> [Problem statement] Retype every line from the top of the entries down to the one with "const zeroY = zeroX.map(() => 0);", both included, and skip the pictures.

[Start of Material provided]

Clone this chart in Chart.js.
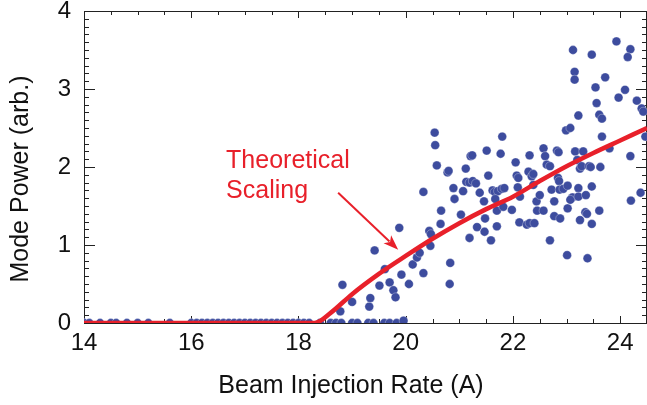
<!DOCTYPE html>
<html>
<head>
<meta charset="utf-8">
<script src="https://cdn.jsdelivr.net/npm/chart.js@4.4.1/dist/chart.umd.min.js"></script>
<style>
  html, body { margin: 0; padding: 0; background: #fff; }
  #wrap { width: 647px; height: 405px; position: relative; }
</style>
</head>
<body>
<div id="wrap"><canvas id="chart"></canvas></div>
<script>
// measured points, x = beam injection rate (A), y = mode power (arb.)
const zeroX = [14.0, 14.1, 14.3, 14.5, 14.6, 14.8, 15.0, 15.2, 15.6, 16.0, 16.1, 16.2, 16.3, 16.4, 16.5,
  16.6, 16.7, 16.8, 16.9, 17.0, 17.1, 17.2, 17.3, 17.4, 17.5, 17.6, 17.7, 17.8, 17.9, 18.0, 18.1, 18.2,
  18.4, 18.6, 18.7, 18.8, 19.0, 19.1, 19.3, 19.4, 19.6, 19.7, 19.83];
const zeroY = zeroX.map(() => 0);

const pointX = [19.96, 18.78, 18.82, 19.00, 19.32, 19.34, 19.42, 19.51, 19.61, 19.70, 19.77, 19.81, 19.88, 19.92,
  20.06, 20.13, 20.21, 20.26, 20.33, 20.33, 20.44, 20.47, 20.46, 20.54, 20.55, 20.58, 20.66, 20.65,
  20.78, 20.80, 20.83, 20.82, 20.89, 20.91, 21.03, 21.07, 21.12, 21.13, 21.19, 21.25, 21.31, 21.21,
  21.24, 21.19, 21.33, 21.38, 21.46, 21.47, 21.48, 21.51, 21.54, 21.59, 21.62, 21.66, 21.72, 21.79,
  21.67, 21.70, 21.70, 21.77, 21.80, 21.82, 21.84, 21.98, 22.05, 22.07, 22.10, 22.13, 22.09, 22.12,
  22.26, 22.31, 22.29, 22.31, 22.35, 22.38, 22.38, 22.40, 22.44, 22.45, 22.50, 22.57, 22.60, 22.57,
  22.63, 22.69, 22.69, 22.72, 22.77, 22.77, 22.82, 22.85, 22.84, 22.86, 22.87, 22.88, 22.94, 22.99,
  23.02, 23.01, 23.02, 23.07, 23.11, 23.07, 23.12, 23.15, 23.15, 23.16, 23.20, 23.22, 23.22, 23.22,
  23.25, 23.28, 23.25, 23.31, 23.35, 23.38, 23.36, 23.39, 23.42, 23.45, 23.47, 23.47, 23.47, 23.54,
  23.56, 23.61, 23.66, 23.63, 23.66, 23.61, 23.72, 23.80, 23.93, 23.97, 24.09, 24.19, 24.14, 24.19,
  24.20, 24.31, 24.40, 24.43, 24.38, 24.47];
const pointY = [0.03, 0.15, 0.49, 0.27, 0.21, 0.32, 0.93, 0.48, 0.69, 0.52, 0.42, 0.33, 1.22, 0.62,
  0.50, 0.75, 0.84, 0.90, 0.64, 1.68, 1.18, 1.14, 0.99, 2.44, 2.28, 2.02, 1.44, 1.27,
  1.93, 1.95, 0.77, 0.50, 1.73, 1.59, 1.39, 1.69, 1.98, 1.81, 1.80, 1.82, 1.79, 2.14,
  2.15, 1.09, 1.23, 1.67, 1.56, 1.17, 1.34, 2.21, 1.89, 1.06, 1.70, 1.68, 1.69, 1.72,
  1.59, 1.44, 1.24, 2.17, 2.39, 1.49, 1.73, 1.45, 2.06, 1.89, 1.86, 1.62, 1.74, 1.29,
  1.26, 1.28, 1.94, 2.15, 1.88, 1.91, 1.77, 1.28, 1.56, 1.44, 1.64, 2.24, 2.14, 1.44,
  2.03, 2.01, 1.06, 1.71, 1.56, 1.37, 2.21, 2.19, 1.86, 1.82, 1.71, 1.34, 1.72, 2.47,
  1.47, 0.87, 1.76, 2.50, 1.61, 1.58, 3.50, 3.22, 3.12, 2.20, 2.09, 1.73, 1.62, 2.66,
  1.98, 2.01, 1.32, 2.20, 1.42, 1.40, 1.64, 0.83, 2.01, 2.00, 1.75, 1.27, 3.44, 3.02,
  2.82, 2.67, 2.62, 2.00, 2.39, 1.44, 3.15, 2.24, 3.61, 2.89, 2.99, 3.51, 3.41, 2.14,
  1.57, 2.85, 2.75, 2.71, 1.67, 2.39];

// theoretical scaling curve
const curveX = [14, 18.3, 18.6, 19.0, 19.5, 20.0, 20.5, 21.0, 21.5, 22.0, 22.5, 23.0, 23.5, 24.0, 24.5];
const curveY = [0, 0, 0.13, 0.37, 0.63, 0.86, 1.08, 1.28, 1.46, 1.62, 1.82, 2.01, 2.18, 2.34, 2.5];

const xTickVals = [14, 16, 18, 20, 22, 24];
const yTickVals = [0, 1, 2, 3, 4];

const xTitle = "Beam Injection Rate (A)";
const yTitle = "Mode Power (arb.)";
const noteLines = ["Theoretical", "Scaling"];
// annotation anchor and arrow, in data units
const notePos = { x: 16.65, y: 1.99 };
const arrowFrom = { x: 18.74, y: 1.67 };
const arrowTo = { x: 19.86, y: 0.94 };

const RED = '#e8202a';
const BLUE = '#3d4c9e';
const FONT = "'Liberation Sans', Arial, Helvetica, sans-serif";

const scatterData = zeroX.map((x, i) => ({ x: x, y: zeroY[i] }))
  .concat(pointX.map((x, i) => ({ x: x, y: pointY[i] })));
const curveData = curveX.map((x, i) => ({ x: x, y: curveY[i] }));

// frame, inward ticks, titles and the annotation
const decor = {
  id: 'decor',
  beforeDatasetsDraw(chart) {
    const ctx = chart.ctx;
    const a = chart.chartArea;
    const xs = chart.scales.x, ys = chart.scales.y;
    ctx.save();
    ctx.strokeStyle = '#222';
    ctx.lineWidth = 1;
    ctx.strokeRect(a.left + 0.5, a.top + 0.5, a.right - a.left - 1, a.bottom - a.top);
    ctx.beginPath();
    for (let v = 14; v <= 24.5 + 1e-6; v += 0.5) {
      const px = Math.round(xs.getPixelForValue(v)) + 0.5;
      const major = Math.abs(v / 2 - Math.round(v / 2)) < 1e-6;
      const len = major ? 7 : 4;
      ctx.moveTo(px, a.bottom); ctx.lineTo(px, a.bottom - len);
      ctx.moveTo(px, a.top); ctx.lineTo(px, a.top + len);
    }
    for (let k = 0; k <= 40; k++) {
      const v = k / 10;
      const py = Math.round(ys.getPixelForValue(v)) + 0.5;
      const len = k % 10 === 0 ? 11 : 5;
      ctx.moveTo(a.left, py); ctx.lineTo(a.left + len, py);
      ctx.moveTo(a.right, py); ctx.lineTo(a.right - len, py);
    }
    ctx.stroke();
    ctx.restore();
  },
  afterDraw(chart) {
    const ctx = chart.ctx;
    const xs = chart.scales.x, ys = chart.scales.y;
    ctx.save();
    ctx.fillStyle = '#111';
    ctx.font = '25px ' + FONT;
    ctx.textAlign = 'center';
    ctx.textBaseline = 'alphabetic';
    ctx.fillText(xTitle, 351, 393);
    ctx.translate(28, 179);
    ctx.rotate(-Math.PI / 2);
    ctx.fillText(yTitle, 0, 0);
    ctx.restore();

    // annotation
    ctx.save();
    ctx.fillStyle = RED;
    ctx.font = '25px ' + FONT;
    ctx.textAlign = 'left';
    const nx = xs.getPixelForValue(notePos.x), ny = ys.getPixelForValue(notePos.y);
    noteLines.forEach((t, i) => ctx.fillText(t, nx, ny + i * 30));
    const x0 = xs.getPixelForValue(arrowFrom.x), y0 = ys.getPixelForValue(arrowFrom.y);
    const x1 = xs.getPixelForValue(arrowTo.x), y1 = ys.getPixelForValue(arrowTo.y);
    const ang = Math.atan2(y1 - y0, x1 - x0);
    const head = 15, half = 5.5;
    ctx.strokeStyle = RED;
    ctx.lineWidth = 2;
    ctx.beginPath();
    ctx.moveTo(x0, y0);
    ctx.lineTo(x1 - head * 0.8 * Math.cos(ang), y1 - head * 0.8 * Math.sin(ang));
    ctx.stroke();
    ctx.beginPath();
    ctx.moveTo(x1, y1);
    ctx.lineTo(x1 - head * Math.cos(ang) + half * Math.sin(ang), y1 - head * Math.sin(ang) - half * Math.cos(ang));
    ctx.lineTo(x1 - head * 0.75 * Math.cos(ang), y1 - head * 0.75 * Math.sin(ang));
    ctx.lineTo(x1 - head * Math.cos(ang) - half * Math.sin(ang), y1 - head * Math.sin(ang) + half * Math.cos(ang));
    ctx.closePath();
    ctx.fill();
    ctx.restore();
  }
};

new Chart(document.getElementById('chart'), {
  type: 'scatter',
  data: {
    datasets: [
      {
        label: 'Theoretical Scaling',
        type: 'line',
        data: curveData,
        borderColor: RED,
        borderWidth: 4.5,
        pointRadius: 0,
        cubicInterpolationMode: 'monotone',
        fill: false
      },
      {
        label: 'Measured',
        data: scatterData,
        backgroundColor: BLUE,
        borderColor: 'rgba(255,255,255,0.5)',
        borderWidth: 0.6,
        pointRadius: 4.4,
        pointHoverRadius: 4.4
      }
    ]
  },
  options: {
    responsive: true,
    maintainAspectRatio: false,
    animation: false,
    layout: { autoPadding: false, padding: { top: 11, right: 0, left: 0, bottom: 0 } },
    plugins: { legend: { display: false }, tooltip: { enabled: false } },
    scales: {
      x: {
        type: 'linear',
        min: 14,
        max: 24.5,
        afterFit: s => { s.height = 82; s.paddingLeft = 0; s.paddingRight = 0; },
        afterBuildTicks: s => { s.ticks = xTickVals.map(v => ({ value: v })); },
        grid: { display: false, drawTicks: false },
        border: { display: false },
        ticks: { color: '#111', font: { family: FONT, size: 24 }, padding: 6, maxRotation: 0, autoSkip: false }
      },
      y: {
        type: 'linear',
        min: 0,
        max: 4,
        afterFit: s => { s.width = 84; s.paddingTop = 0; s.paddingBottom = 0; },
        afterBuildTicks: s => { s.ticks = yTickVals.map(v => ({ value: v })); },
        grid: { display: false, drawTicks: false },
        border: { display: false },
        ticks: { color: '#111', font: { family: FONT, size: 24 }, padding: 13 }
      }
    }
  },
  plugins: [decor]
});
</script>
</body>
</html>
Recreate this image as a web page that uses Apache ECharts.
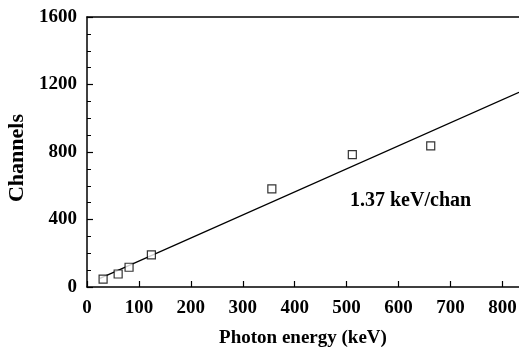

[End of Material provided]

> [Result of this exercise]
Clone this chart in Chart.js.
<!DOCTYPE html>
<html>
<head>
<meta charset="utf-8">
<script src="https://cdn.jsdelivr.net/npm/chart.js@4.4.1/dist/chart.umd.min.js"></script>
<style>
  html, body { margin: 0; padding: 0; background: #fff; }
  #wrap { width: 647px; height: 405px; position: relative; }
</style>
</head>
<body>
<div id="wrap"><canvas id="chart"></canvas></div>
<script>
// measured points, x = beam injection rate (A), y = mode power (arb.)
const zeroX = [14.0, 14.1, 14.3, 14.5, 14.6, 14.8, 15.0, 15.2, 15.6, 16.0, 16.1, 16.2, 16.3, 16.4, 16.5,
  16.6, 16.7, 16.8, 16.9, 17.0, 17.1, 17.2, 17.3, 17.4, 17.5, 17.6, 17.7, 17.8, 17.9, 18.0, 18.1, 18.2,
  18.4, 18.6, 18.7, 18.8, 19.0, 19.1, 19.3, 19.4, 19.6, 19.7, 19.83];
const zeroY = zeroX.map(() => 0);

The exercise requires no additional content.